Require demos, not memos

Historically, progress in software development projects has been measured by comparing the work that has been done to the schedule of work to be done that was established at the outset. This is done by producing artifacts like Gantt charts and lists of completed tasks. But this doesn’t work — agile software development is premised on the idea that this doesn’t work. Modern software development teams have never heard of "CMMI" or "Earned Value Management Systems," and won’t bid on work that includes these requirements.

A better philosophy is demos, not memos. Instead of measuring progress by looking at purpose-made artifacts, look at the actual work that is being done. Join the reviews that are held at the end of each sprint, where the work done in that sprint is demonstrated to the project team and invited end users. Try out the website. Install the app. Ask for a "burn down chart" — a graph of work that remains to be done and how much time that will take.

An important part of ensuring that progress isn’t illusory is for the contract to include a Quality Assurance Surveillance Plan (QASP) that requires, at the end of each sprint, that all work meet specific standards. The QASP describes the method by which the government will determine that the vendor’s work is of sufficient quality to accept at the end of each sprint, enabling the vendor to perform those same tests to ensure that there will be no surprises. (See Appendix B for a sample QASP.)

The QASP does not require producing any artifacts explicitly for the purpose of monitoring the work — the way to monitor the work is by seeing if it actually works. This is a very different way to monitor the progress of a technology project. It has the added benefit of being a more objective, observable, functional test than requiring subjective or legal interpretations about whether the work satisfies a long series of system requirements.

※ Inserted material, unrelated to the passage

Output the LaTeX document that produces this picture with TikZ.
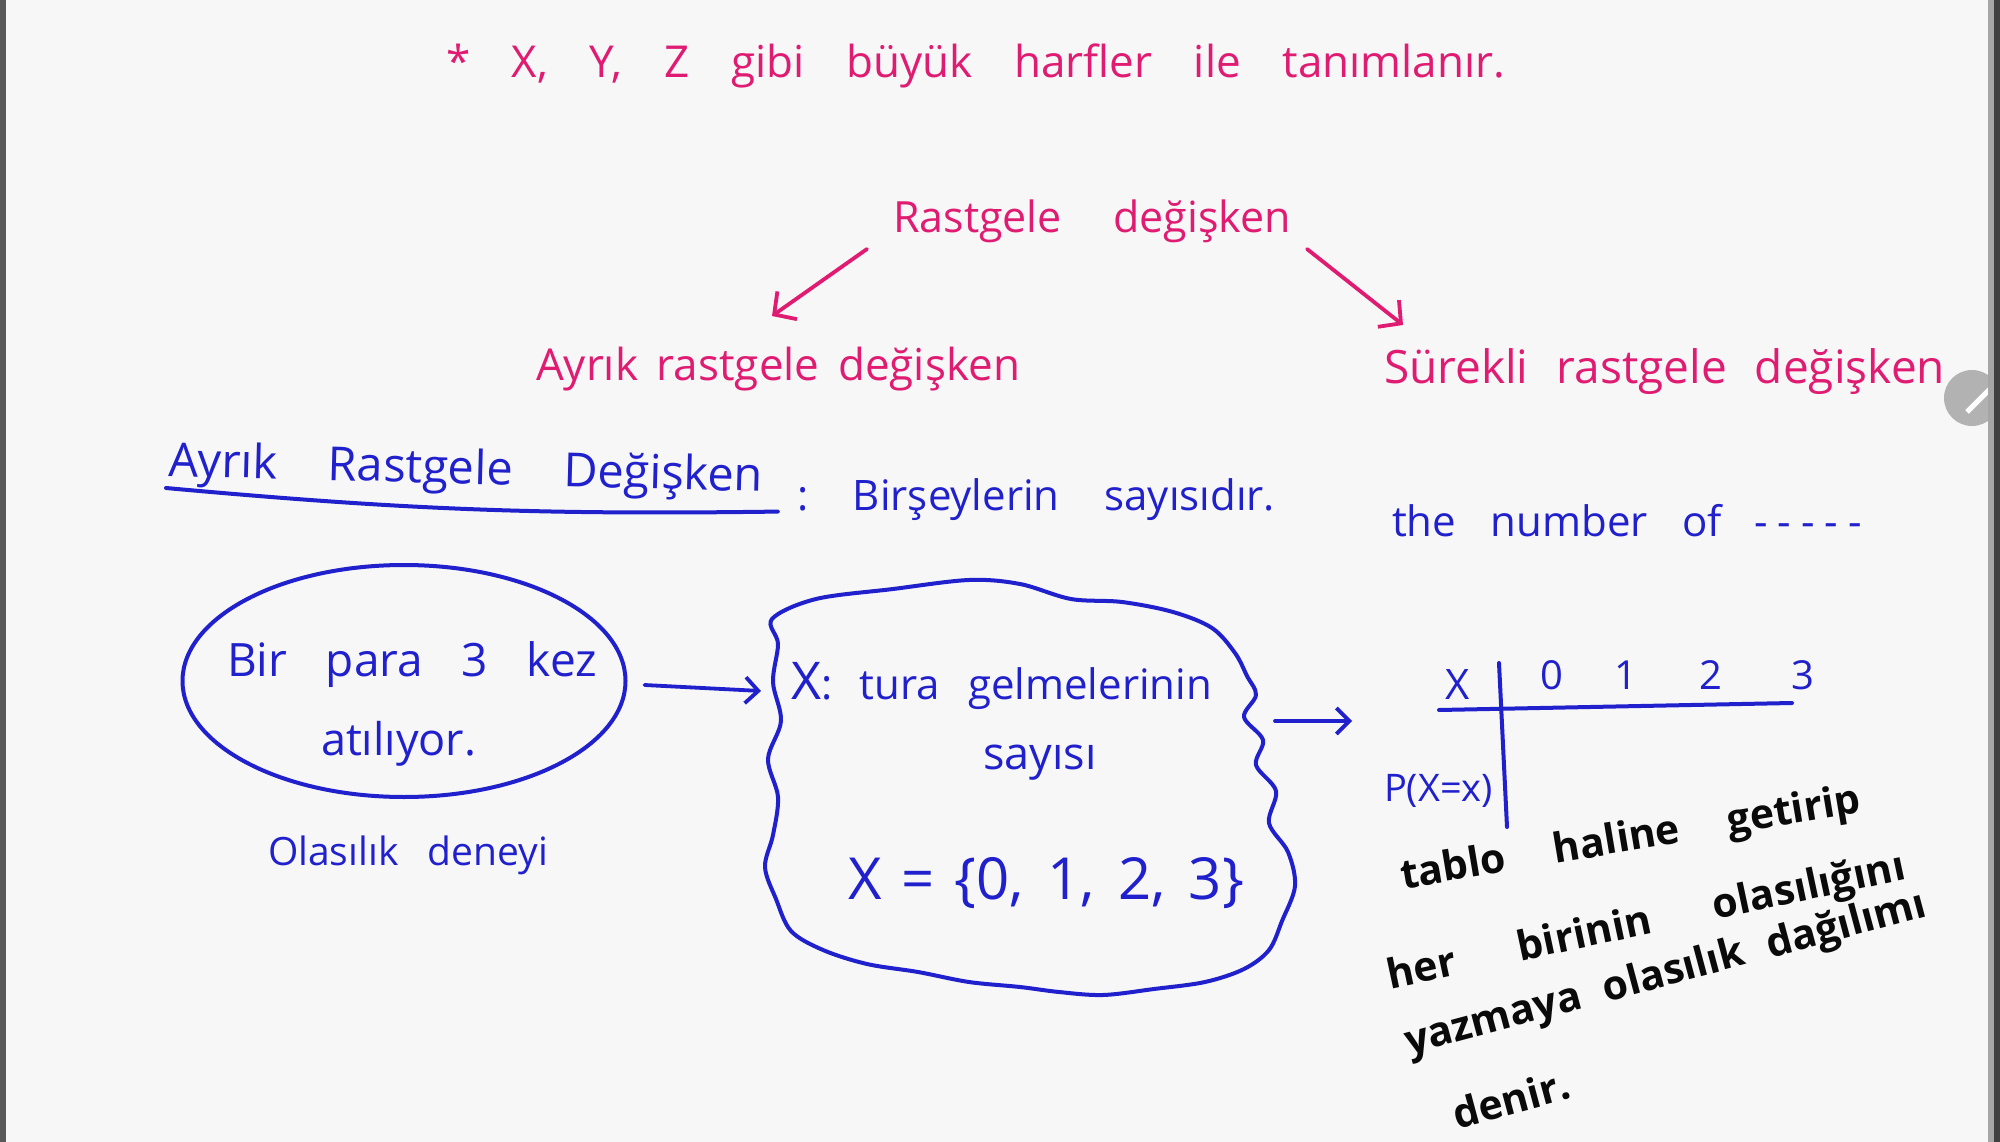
\documentclass[tikz,border=0pt]{standalone}
\usepackage{fontspec}
\setmainfont{Open Sans}
\usetikzlibrary{arrows.meta,shapes.geometric,calc}
\definecolor{pk}{RGB}{224,28,114}
\definecolor{bl}{RGB}{32,32,205}
\definecolor{bk}{RGB}{10,10,10}
\definecolor{bg}{RGB}{247,247,247}
\newcommand\spr[2]{\hbox to #1pt{\spaceskip=0.1em plus 1fil\xspaceskip=0.1em plus 1fil\relax #2}}
\begin{document}
\begin{tikzpicture}[x=1pt,y=-1pt,
  every node/.style={inner sep=0pt,outer sep=0pt},
  pinkt/.style={text=pk,font=\fontsize{43}{46}\selectfont,anchor=base west},
  bluet/.style={text=bl,font=\fontsize{42}{46}\selectfont,anchor=base west},
  blackt/.style={text=bk,font=\bfseries\fontsize{41}{45}\selectfont,anchor=base west},
  parr/.style={draw=pk,line width=3.8pt,line cap=round,line join=round,-{Straight Barb[length=16pt,width=34pt]}},
  barr/.style={draw=bl,line width=3.8pt,line cap=round,line join=round,-{Straight Barb[length=13pt,width=26pt]}},
  bline/.style={draw=bl,line width=4pt,line cap=round,line join=round}]
\useasboundingbox (0,0) rectangle (2000,1142);
\fill[bg] (0,0) rectangle (2000,1142);
% pencil icon
\fill[black!30] (1972,398) circle (28);
\draw[white,line width=5pt] (1967,412) -- (1992,387);
\fill[black!35] (1988,0) rectangle (1994,1142);
\fill[black!75] (1994,0) rectangle (2000,1142);
\fill[black!65] (0,0) rectangle (6,1142);

% pink part
\node[pinkt,font=\fontsize{44}{48}\selectfont] (top) at (446,78) {\spr{1059}{* X, Y, Z gibi büyük harfler ile tanımlanır.}};
\node[pinkt] (rd) at (893,233) {\spr{398}{Rastgele değişken}};
\node[pinkt,font=\fontsize{44}{48}\selectfont] (ard) at (536,380) {\spr{484}{Ayrık rastgele değişken}};
\node[pinkt,font=\fontsize{46}{50}\selectfont] (srd) at (1384,383) {\spr{561}{Sürekli rastgele değişken}};
\draw[parr] ($(rd.base west)+(-26,16)$) -- ($(ard.base west)+(236,-64)$);
\draw[parr] ($(rd.base east)+(16,16)$) -- ($(srd.base west)+(19,-58)$);

% blue heading
\node[bluet,font=\fontsize{47}{50}\selectfont,rotate=-1.5] (hd) at (168,476) {\spr{595}{Ayrık Rastgele Değişken}};
\draw[bline] ($(hd.base west)+(-2,12)$) to[bend right=3] ($(hd.base east)+(15,20)$);
\node[bluet] (bs) at (797,510) {\spr{478}{: Birşeylerin sayısıdır.}};
\node[bluet] (tn) at (1392,536) {\spr{330}{the number of}\hspace{32pt}\spr{108}{- - - - -}};

% ellipse
\node[draw=bl,line width=4pt,ellipse,minimum width=443pt,minimum height=232pt] (ell) at (404,681) {};
\node[bluet,font=\fontsize{46}{50}\selectfont] (e1) at (227,676) {\spr{370}{Bir para 3 kez}};
\node[bluet,font=\fontsize{45}{50}\selectfont] (e2) at (321,755) {atılıyor.};
\node[bluet,font=\fontsize{39}{44}\selectfont] (od) at (268,865) {\spr{280}{Olasılık deneyi}};

% cloud
\node[minimum width=530pt,minimum height=416pt] (cloud) at (1030,787) {};
\draw[bline] plot[smooth cycle,tension=0.55] coordinates {
 (772,619) (816,599) (893,589) (969,580) (1020,584) (1071,599) (1122,602)
 (1173,612) (1212,628) (1235,653) (1247,676) (1256,695) (1244,717) (1263,740)
 (1256,765) (1276,791) (1269,823) (1288,852) (1295,886) (1282,921) (1269,950)
 (1244,969) (1205,982) (1154,989) (1103,995) (1059,992) (1020,987) (969,982)
 (918,972) (867,964) (823,950) (791,931) (776,899) (765,867) (773,835)
 (778,797) (768,759) (781,721) (773,682) (778,644)};
\node[bluet] (c1) at (791,699) {\spr{421}{{\fontsize{52}{56}\selectfont X}: tura gelmelerinin}};
\node[bluet,anchor=base,font=\fontsize{45}{50}\selectfont] (c2) at (1040,769) {sayısı};
\node[bluet,font=\fontsize{58}{62}\selectfont] (c3) at (848,899) {\spr{396}{X = \{0, 1, 2, 3\}}};
\draw[barr] ($(ell.east)+(19,4)$) -- ($(cloud.west)+(-4,-96)$);

% table
\node[bluet,anchor=base,font=\fontsize{42}{46}\selectfont] (tX) at (1458,699) {X};
\node[bluet,anchor=base,font=\fontsize{40}{44}\selectfont] (t0) at (1552,689) {0};
\node[bluet,anchor=base,font=\fontsize{40}{44}\selectfont] (t1) at (1626,689) {1};
\node[bluet,anchor=base,font=\fontsize{40}{44}\selectfont] (t2) at (1711,689) {2};
\node[bluet,anchor=base,font=\fontsize{40}{44}\selectfont] (t3) at (1803,689) {3};
\node[bluet,font=\fontsize{38}{42}\selectfont] (tP) at (1384,801) {P(X=x)};
\coordinate (h1) at (1439,710);
\coordinate (h2) at (1792,703);
\coordinate (v1) at (1499,663);
\coordinate (v2) at (1507,827);
\draw[bline] (h1) -- (h2);
\draw[bline] (v1) -- (v2);
\draw[barr] ($(cloud.east)+(-20,-66)$) -- ($(tX.base)+(-106,22)$);

% black note
\node[blackt,rotate=9.5] (b1) at (1403,889) {\spr{466}{tablo haline getirip}};
\node[blackt,rotate=12] (b2) at (1390,989) {\spr{529}{her birinin olasılığını}};
\node[blackt,rotate=15] (b3) at (1409,1055) {\spr{538}{yazmaya olasılık dağılımı}};
\node[blackt,rotate=15] (b4) at (1457,1129) {denir.};
\end{tikzpicture}
\end{document}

  • An empowered, dedicated government employee will serve as the product owner
  • There will be no planning or reporting requirements that run counter to agile (i.e., there are no dates by which specific tasks are to be completed and no specifications of exact functionality that will be required — whether in the RFP, the acquisition plan, or legislation)
  • There will be a government-employed software developer who will ensure compliance with the QASP at the end of each sprint
  • People providing oversight, above the level of the government product owner, are willing to primarily receive "reports" in the form of demonstrations of functioning software and burn down charts, combined with a review of user stories that have been completed and those that remain to be completed
  • There is an identified person within the agency who is prepared to provide repeated explanations of progress to each level of oversight, because artifacts of measuring progress on an agile project are unfamiliar to people accustomed to waterfall projects

Key questions

  • Is it feasible to provide the end-to-end support for such a radically different approach to measuring progress, from the agency to the governor’s office to the legislature? Is there anybody with the power to dig in their heels and demand a Gantt chart, thus potentially making agile methodology non-viable?
  • Whose job will it be to report progress up and out of the agency, e.g., to a legislative oversight committee?